We started day 2 of our 2 day adventure in Darwin by going in search of the WWII Oil Storage Tunnels, which were supposed to be near the waterfront, and we’d seen signs for the day prior but hadn’t actually found yet. All we had to do was open our eyes to see this sign:
We made our way down these stairs and found a chatty veteran who directed us inside. 400 men dug these tunnels out by hand after the Japanese attacked Darwin during WWII to do just as the name suggests, store oil for Naval use. The tunnels were never actually commissioned by the Navy for storage during WWII, however 2 of them were used during the Korean War to store Jet Fuel. 2 of the Oil Storage Tunnels are open for tour, and you can see into a 3rd along the way. The primary tunnel viewed along this tour is #10, which features a photographic display of Darwin during WWII. As an American, I was fascinated to learn that the USAAF was stationed in Darwin during WWII. This is not something I ever remember learning about in school. I also never knew that the Japanese attacked Australia, so this was a whole new exploration of WWII for me.
After touring the tunnels, we decide to take the 4km hike to the Darwin Botanical Garden. It was a HOT day, so as soon as we arrived we stopped in the cafe for a cold beverage and to cool off. Feeling refreshed, we headed into the gardens in search of pretty flowers and local plant life. Ben and I both love botanical gardens usually, so we were pretty excited. Maybe its the time of year, but we were a bit disappointed in the Darwin Botanical Gardens. It was mostly just a big grassy park with a manmade waterfall at one end. The plumeria were blooming, however, so the park smelled amazing!
After wondering around the Darwin Botanic Gardens for a while, we decided to make our way to Mindil Beach, which is supposed to be beautiful and have spectacular sunsets. To get there we passed through this beautiful section of the garden:
We found Mindil Beach, and thought it might be nice to put our feet in the water, until we saw huge signs that said, “Do not enter the water October – May. Box Jellyfish are deadly.” Personally, I like to be alive, so we decided not to enter the water. The sky was looking dark, with lots of thunderbolts and lightening, so we decided to head back toward town.
As we made our way down the street back toward the hotel that we were checked out of, the thunderbolts got louder, the lightening got closer and the sky got darker. We started watching for a taxi, because we were 2km away from where we wanted to be. We walked up to the casino and grabbed a taxi from their cue to take us back into the town. The driver dropped us at The Tap Room just as the rain began.
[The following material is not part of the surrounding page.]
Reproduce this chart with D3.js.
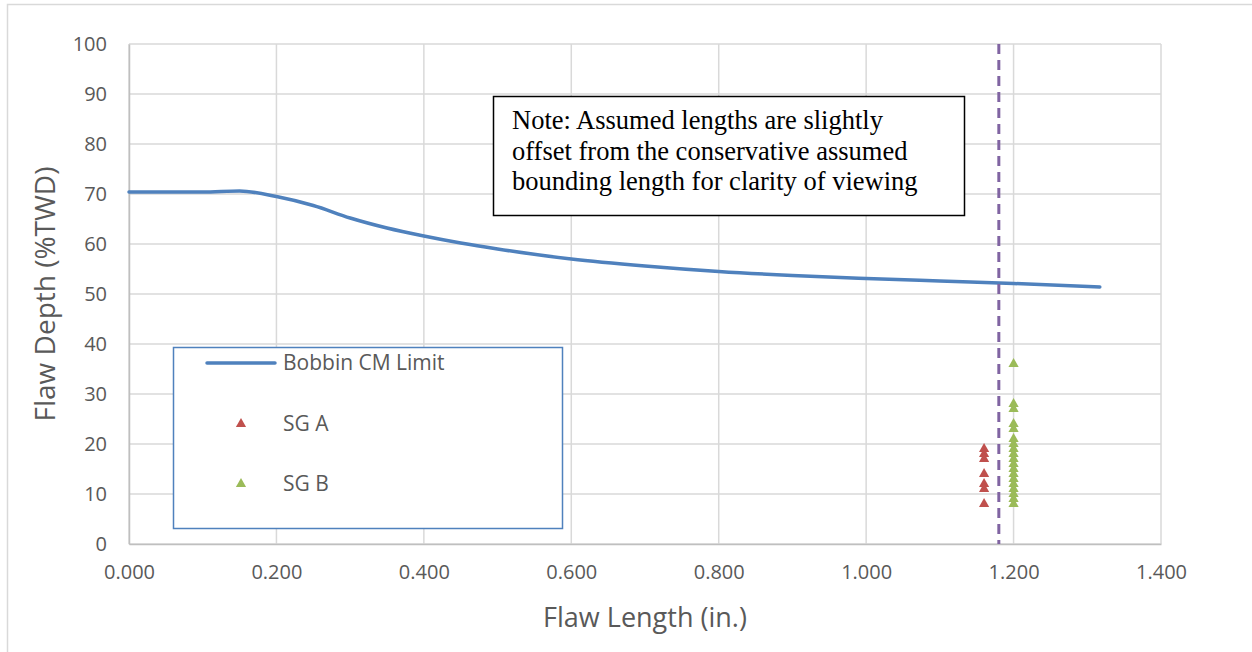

It was perfect timing, because just as we sat down at our table with our beers the rain came in monsoon force and poured for probably an hour and a half.
Realistically, we ran out of things to do about 5 hours before we needed to head to the airport. Had we done more research in advance, we probably would’ve rented a car for the second day and gone out to the national parks, hot springs, or something like that. We’d like to go back and see these things, which we’ll probably do if we take the Gahn Train.